Standard ML port of [this](https://github.com/hummy123/brolib) rope implementation.

This particular rope uses the balancing scheme described in the [Purely Functional 1-2 Brother Trees paper authored by Ralph Hinze](https://www.cs.ox.ac.uk/ralf.hinze/publications/Brother12.pdf). It tries to keep the number of nodes to a minimum by joining the strings in adjacent leaf nodes, if joining would not be too expensive.

## Usage

The two files are `rope.sml` and `tiny_rope.sml`. 

`rope.sml` contains a rope that tracks line metadata (which has a small performance and memory penalty). This is useful if you have line-based operations in mind.

`tiny_rope.sml` doesn't track line metadata, and is useful when line-queries aren't needed.

Except for the line-based operations `appendLine` and `foldLines`, all functions are the same between the two (aside from `verifyLines` which is just for testing purposes).

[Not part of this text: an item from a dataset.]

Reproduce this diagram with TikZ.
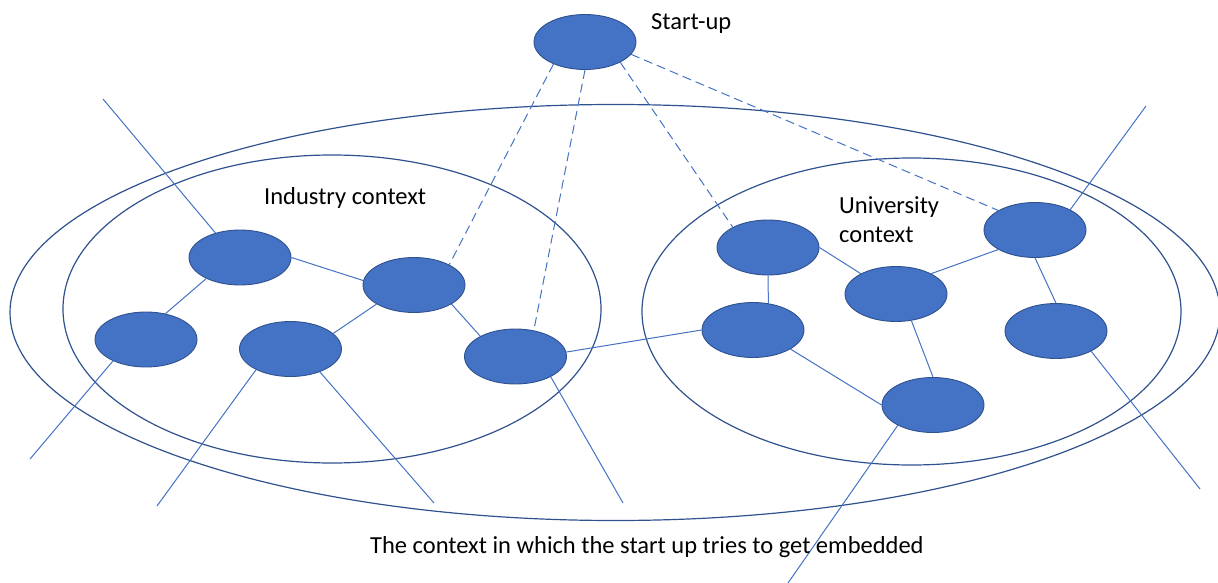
\documentclass[tikz,border=0pt]{standalone}
\usepackage{fontspec}
\setmainfont{Carlito}
\usetikzlibrary{shapes.geometric}
\definecolor{nodefill}{HTML}{4472C4}
\definecolor{nodeedge}{HTML}{2F528F}
\begin{document}
\begin{tikzpicture}[x=1pt,y=-1pt,
  actor/.style={ellipse, fill=nodefill, draw=nodeedge, line width=0.9pt,
    minimum width=102pt, minimum height=55pt, inner sep=0pt},
  tie/.style={draw=nodefill, line width=1pt},
  probe/.style={draw=nodefill, line width=1pt, dash pattern=on 9pt off 5pt},
  ring/.style={draw=nodeedge, line width=1.2pt},
  lbl/.style={inner sep=0pt, font=\fontsize{24.5}{29}\selectfont, text=black}]
\useasboundingbox (0,0) rectangle (1218,583);

% context rings
\draw[ring] (615,312.5) ellipse [x radius=605pt, y radius=208pt];
\draw[ring] (332,309) ellipse [x radius=269pt, y radius=154pt];
\draw[ring] (911.5,311.5) ellipse [x radius=269.5pt, y radius=153.5pt];

% actors
\node[actor] (S) at (585,42) {};
\node[actor] (A) at (240,257.5) {};
\node[actor] (B) at (414,285) {};
\node[actor] (C) at (146,339.5) {};
\node[actor] (D) at (290.5,349) {};
\node[actor] (E) at (515.5,356.5) {};
\node[actor] (F) at (768,247.5) {};
\node[actor] (G) at (896,294) {};
\node[actor] (H) at (1035,230) {};
\node[actor] (I) at (753,330) {};
\node[actor] (J) at (1056,331) {};
\node[actor] (K) at (933,405) {};

% open ends of the network
\coordinate (endA) at (103,99);
\coordinate (endC) at (30,459);
\coordinate (endD1) at (157,506);
\coordinate (endD2) at (434,503);
\coordinate (endE) at (623,503);
\coordinate (endH) at (1146,106);
\coordinate (endJ) at (1200,489);
\coordinate (endK) at (788,583);

% ties inside the network
\draw[tie] (A.0) -- (B.175);
\draw[tie] (A.212) -- (C.53);
\draw[tie] (B.207) -- (D.20);
\draw[tie] (B.333) -- (E.150);
\draw[tie] (E.5) -- (I.180);
\draw[tie] (F.270) -- (I.60);
\draw[tie] (F.0) -- (G.150);
\draw[tie] (G.30) -- (H.208);
\draw[tie] (G.300) -- (K.90);
\draw[tie] (H.270) -- (J.90);
\draw[tie] (I.333) -- (K.180);

\draw[tie] (A.135) -- (endA);
\draw[tie] (C.213) -- (endC);
\draw[tie] (D.211) -- (endD1);
\draw[tie] (D.322) -- (endD2);
\draw[tie] (E.330) -- (endE);
\draw[tie] (H.30) -- (endH);
\draw[tie] (J.330) -- (endJ);
\draw[tie] (K.210) -- (endK);

% start-up probing links
\draw[probe] (S.215) -- (B.30);
\draw[probe] (S.270) -- (E.55);
\draw[probe] (S.330) -- (F.150);
\draw[probe] (S.345) -- (H.152);

% labels
\node[lbl, anchor=base west] (tS) at (651,30) {Start-up};
\node[lbl, anchor=base west] (tInd) at (264,204) {Industry context};
\node[lbl, anchor=base west] (tUni1) at (839,213) {University};
\node[lbl, anchor=base west] (tUni2) at (839,242) {context};
\node[lbl, anchor=base west] (tCap) at (370,553) {The context in which the start up tries to get embedded};
\end{tikzpicture}
\end{document}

Examples of usage can be found in [`examples.sml`](https://github.com/hummy123/brolib-sml/blob/main/examples.sml).

## Performance

These two ropes are both quite fast. 

I compared the OCaml port with the other text data structures in OCaml, and it beat those handily when processing the datasets from [here](https://github.com/josephg/editing-traces) which just test insertion and deletion. It was also faster at performing substrings than the others.

I don't know other Standard ML libraries to compare it to, but with MLton, this rope implementation beats [the fastest ropes in Rust](https://github.com/josephg/jumprope-rs#benchmarks) at insertion and deletion quite easily, never going 1 ms in the slowest dataset. 

I don't know how to explain this result, but I assume most of the credit goes to the MLton compiler. It also seems likely that this is slower on string queries, as those Rust implementations use cache-friendly B-Trees as opposed to the binary tree used here.

(Note to self: worth giving numbers.)